Rauno Aaltonen, with his chances severely reduced due to time lost through the slipping clutch, finally expired on the morning of the final day when the timing chain broke. Mainly because of the handicap system of different set times for each class for each of the 17 special stages there was little other opposition. The Volvos of Trana and Andersson withdrew when two of their mechanics were killed in a road accident. Skogh in the other works Volvo already having retired with rear-axle oil seals going, while Joghinder Singh, in a Volvo lent to him by Gothenberg, plodded steadily on to win his class.

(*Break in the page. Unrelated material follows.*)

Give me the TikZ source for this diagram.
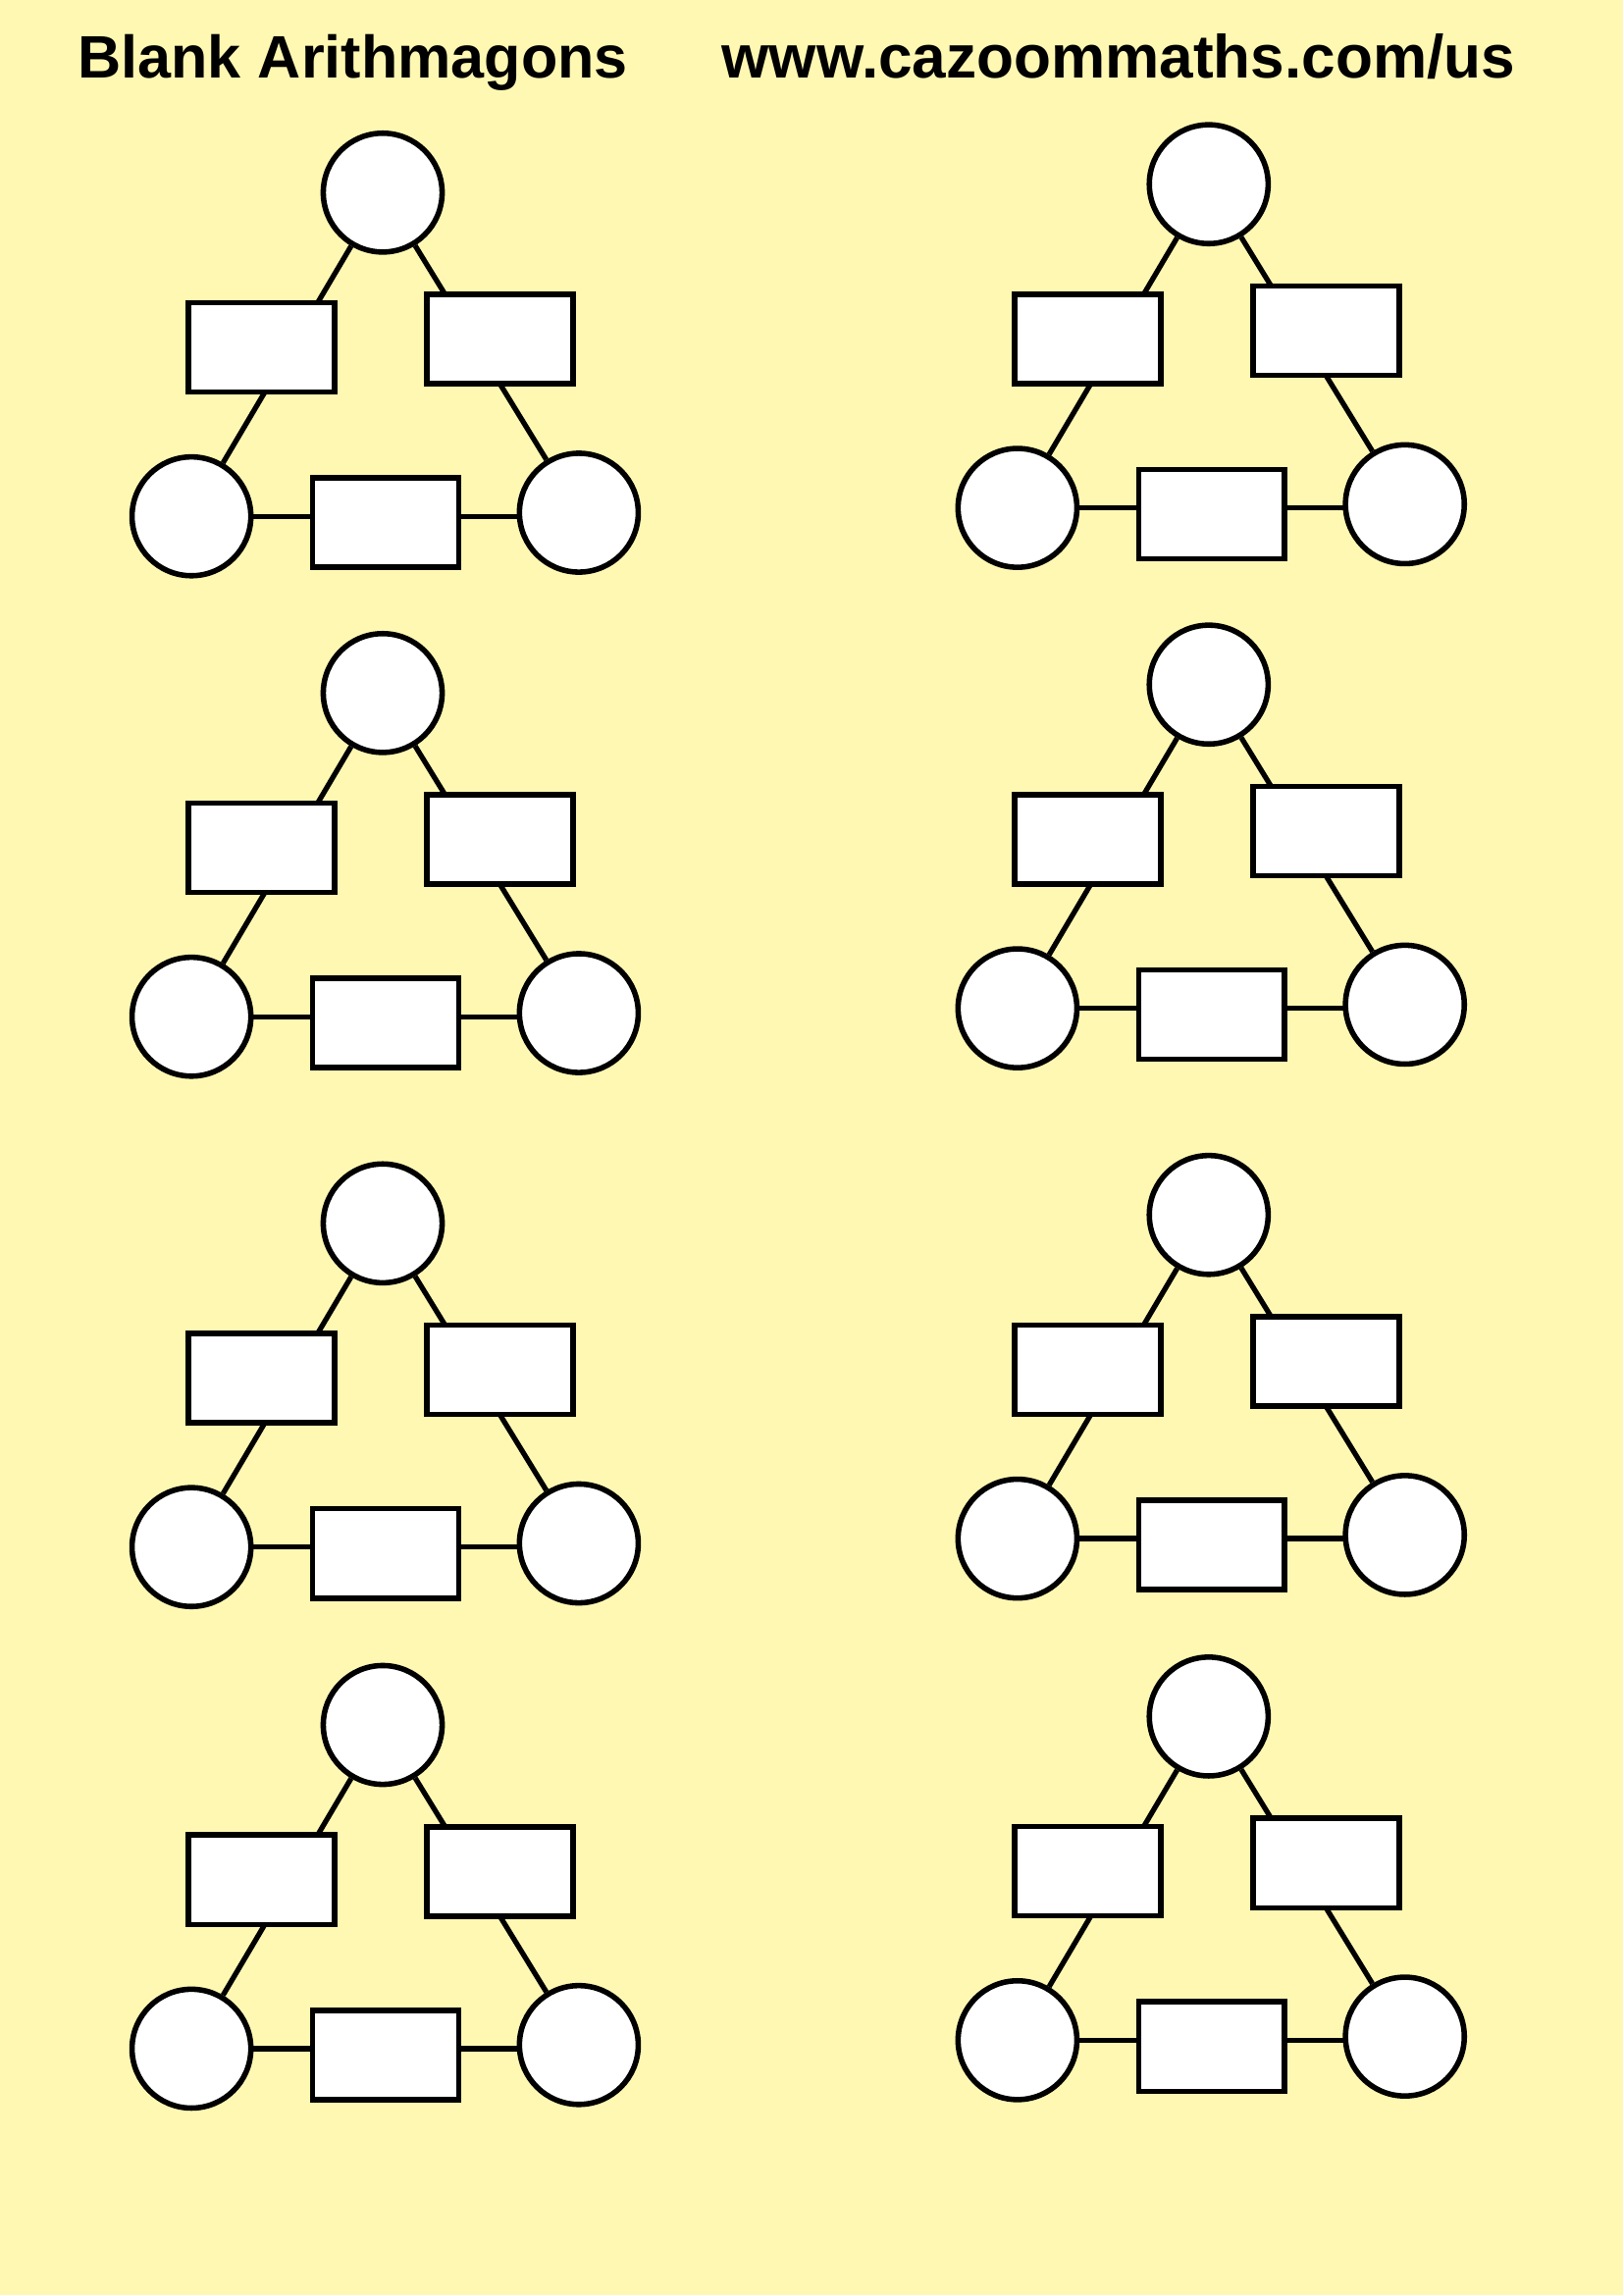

Amongst the unlucky ones was the Saab ladies crew of Pat Moss-Carlsson and Liz Nystrom who had a piston break up near to where Elford went out, thus leaving the way clear for Rosemary Smith and Val Domleo to take the Ladies’ Prize in their Hillman Imp. Another success from Rootes was the GT Category win for Peter Harper and Ian Hall in their Sunbeam Tiger.
The only other bit of drama came at the end of the rally proper when it was realised that Bengt Soderstrom could just pip Hopkirk if the Mini dripped away all its oil during the night, for on the next day there was to be the traditional Parnis hillclimb and the circuit race of Tatoi for the benefit of the public, and no oil could be added except during the actual test. However, the well-lsoponed sump held together and Soderstrom couldn’t take back more than 10 sec. of his minute deficiency in the 7-kilometre climb. The circuit race was so designed that even a very poor time was only worth 10 sec. difference at the utmost.
Let us hope that next year the event does not have any such tom-foolery and it may well become even more well established.—-A.E.I.K.